Although I don't represent the clarity or quality of the draft as anything
other than -00, I also don't understand what's not clear here.
For those who don't have 6973 open in front of them:
"Surveillance is the observation or monitoring of an individual's communications or
activities... [and] can be conducted by observers or eavesdroppers at any point along the
communications path."
a reasonable definition, when we are focusing on cyberspace.
The argument is that this definition is deficient, in that it presumes an
individual target. The whole conceptual framework of surveillance as an
activity presumes a target. Legal surveillance requires one in order to get the
necessary documents signed by the necessary oversight authority. Illegal
surveillance generally has one in mind because it's cheaper that way.
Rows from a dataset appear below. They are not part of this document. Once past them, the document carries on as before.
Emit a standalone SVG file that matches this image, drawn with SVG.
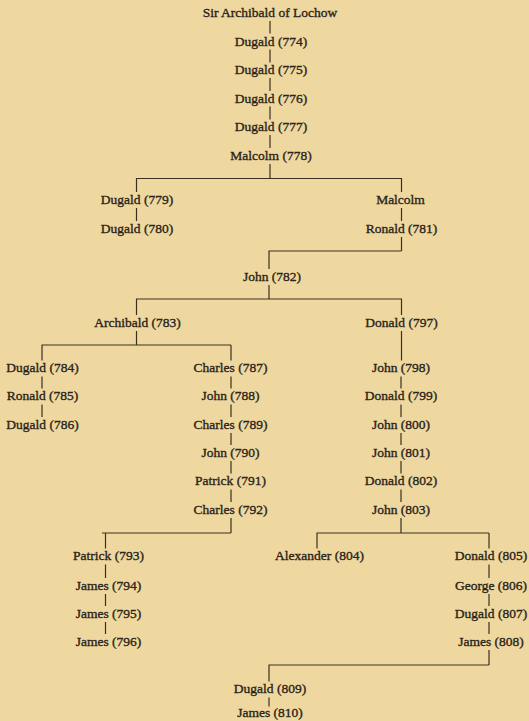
<svg xmlns="http://www.w3.org/2000/svg" width="529" height="721" viewBox="0 0 529 721">
<style>
.bg{fill:#efd8a0}
.n text{font-family:"Liberation Serif","Times New Roman",serif;font-size:13.5px;fill:#2a2419;stroke:#2a2419;stroke-width:0.35;text-anchor:middle}
.c{stroke:#3a3020;stroke-width:1.2;fill:none}
</style>
<rect class="bg" x="0" y="0" width="529" height="721"/>
<g id="connectors" class="c">
<path d="M270 21V33.5M270 49.5V62.5M270 78V91M270 106.5V119.5M270 135V148M270 164V178.5"/>
<path d="M136 178.5H402M136.5 178.5V192M136.5 208V221M401.5 178.5V192M401.5 208V221M401.5 237V251"/>
<path d="M268.5 251H401.5M269 251V269M269 285V299"/>
<path d="M136 299H402M136.5 299V315M136.5 331V345M401.5 299V315M401.5 331V360.5"/>
<path d="M41.5 345H231M42 345V360.5M42 376.5V388.5M42 404.5V417"/>
<path d="M231 345V360.5M231 376.5V388.5M231 404.5V417M231 433V445M231 461V473.5M231 489.5V502M231 518V533"/>
<path d="M401 376.5V388.5M401 404.5V417M401 433V445M401 461V473.5M401 489.5V502M401 518V533"/>
<path d="M102 533H231M105.5 533V548.5M105.5 564.5V578M105.5 594V606M105.5 622V634"/>
<path d="M316.5 533H489M317 533V548.5M489 533V548.5M489 564.5V578M489 594V606M489 622V634M489 650V665"/>
<path d="M268.5 665H489M269 665V681.5M269 697.5V706.5"/>
</g>
<g class="n">
<g id="n-sir-archibald"><text x="270" y="16.5">Sir Archibald of Lochow</text></g>
<g id="n774"><text x="271" y="45.5">Dugald (774)</text></g>
<g id="n775"><text x="271" y="74">Dugald (775)</text></g>
<g id="n776"><text x="271" y="102.5">Dugald (776)</text></g>
<g id="n777"><text x="271" y="131">Dugald (777)</text></g>
<g id="n778"><text x="271" y="159.5">Malcolm (778)</text></g>
<g id="n779"><text x="137" y="203.5">Dugald (779)</text></g>
<g id="n-malcolm"><text x="400.5" y="203.5">Malcolm</text></g>
<g id="n780"><text x="137" y="232.5">Dugald (780)</text></g>
<g id="n781"><text x="401.5" y="232.5">Ronald (781)</text></g>
<g id="n782"><text x="272" y="280.5">John (782)</text></g>
<g id="n783"><text x="137.5" y="326.5">Archibald (783)</text></g>
<g id="n797"><text x="401.5" y="326.5">Donald (797)</text></g>
<g id="n784"><text x="42.5" y="372">Dugald (784)</text></g>
<g id="n785"><text x="42.5" y="400">Ronald (785)</text></g>
<g id="n786"><text x="42.5" y="428.5">Dugald (786)</text></g>
<g id="n787"><text x="230.5" y="372">Charles (787)</text></g>
<g id="n788"><text x="230.5" y="400">John (788)</text></g>
<g id="n789"><text x="230.5" y="428.5">Charles (789)</text></g>
<g id="n790"><text x="230.5" y="456.5">John (790)</text></g>
<g id="n791"><text x="230.5" y="485">Patrick (791)</text></g>
<g id="n792"><text x="230.5" y="513.5">Charles (792)</text></g>
<g id="n798"><text x="401" y="372">John (798)</text></g>
<g id="n799"><text x="401" y="400">Donald (799)</text></g>
<g id="n800"><text x="401" y="428.5">John (800)</text></g>
<g id="n801"><text x="401" y="456.5">John (801)</text></g>
<g id="n802"><text x="401" y="485">Donald (802)</text></g>
<g id="n803"><text x="401" y="513.5">John (803)</text></g>
<g id="n793"><text x="108.5" y="560">Patrick (793)</text></g>
<g id="n794"><text x="108.5" y="589.5">James (794)</text></g>
<g id="n795"><text x="108.5" y="617.5">James (795)</text></g>
<g id="n796"><text x="108.5" y="645.5">James (796)</text></g>
<g id="n804"><text x="319.5" y="560">Alexander (804)</text></g>
<g id="n805"><text x="491" y="560">Donald (805)</text></g>
<g id="n806"><text x="491" y="589.5">George (806)</text></g>
<g id="n807"><text x="491" y="617.5">Dugald (807)</text></g>
<g id="n808"><text x="491" y="645.5">James (808)</text></g>
<g id="n809"><text x="270" y="693">Dugald (809)</text></g>
<g id="n810"><text x="270" y="716.5">James (810)</text></g>
</g>
</svg>
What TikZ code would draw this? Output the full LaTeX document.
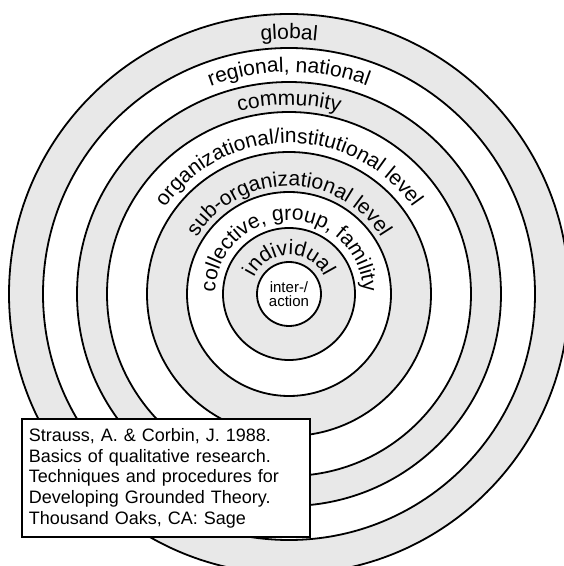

I would not interpret the definition that narrowly, just because it
mentions an individual.
Surveillance directed against a class of individuals seems to fit here
as well.
(One could make a case that there are indiscriminate attacks by criminal
networks, e.g. skimming keystrokes from compromised machines to search for
credit-card numbers... while these are untargeted with respect to individual,
they're also not really surveillance per 6973, in that it's specific types of
data that's the goal of the eavesdropping, not the communication or the
activity in general.)
I'd disagree here too. Grabbing keystrokes is one way to get a password
or a credit card number
at the source, an alternative to wiretapping. The goal would be the same
for an adversary, independent
of the means by which it is accomplished.
"Pervasive surveillance" (to mangle the 6973 defintion) is "the observation or
monitoring of all individuals' communications or activities."
I suspect that the Internet is too big even for NSA and its friends to
observe _all_ individuals, so
this definition seems too narrow, in a different way.
Removing the concept of targeting (even if targeting is done after the fact)
changes the character of the activity, both in terms of its impact on the
monitored individual(s) (and -- at the risk of getting too far from the
engineering -- its impact on the civil society of which the monitored
individuals are presumed to be members) and in terms of how the impact it has
on protocol design.
I suspect that the sort of very widespread surveillance that we have
been discussing is still
targeted, in a sense. It may target users of specific providers or
specific web sites, either
because the folks performing surveillance believe those are good places
to gather the data
of interest, or because those are places within their ability to
surveil. (Remember the joke
abut the drunk looking for his car keys under the street lamp, not
because he lost them
there, but because the light was better?)
Specifically, in targetless surveillance, attempts not to become a target are
meaningless. (Which goes back to someone's... I think it was Yoav's... stated
desire to increase the cost of pervasive surveillance to the point that he
dropped out of the target set, which captures nicely the level of sensitivity
we have to infinite versus finite target sets.)
I understand Yoav's model, and it has a rational basis. However, I have
concerns about increasing
the "cost" for all users of some service, to make it easier for Yoav to
avoid being targeted. This
seems like an externalization of cost, not my favorite economic model.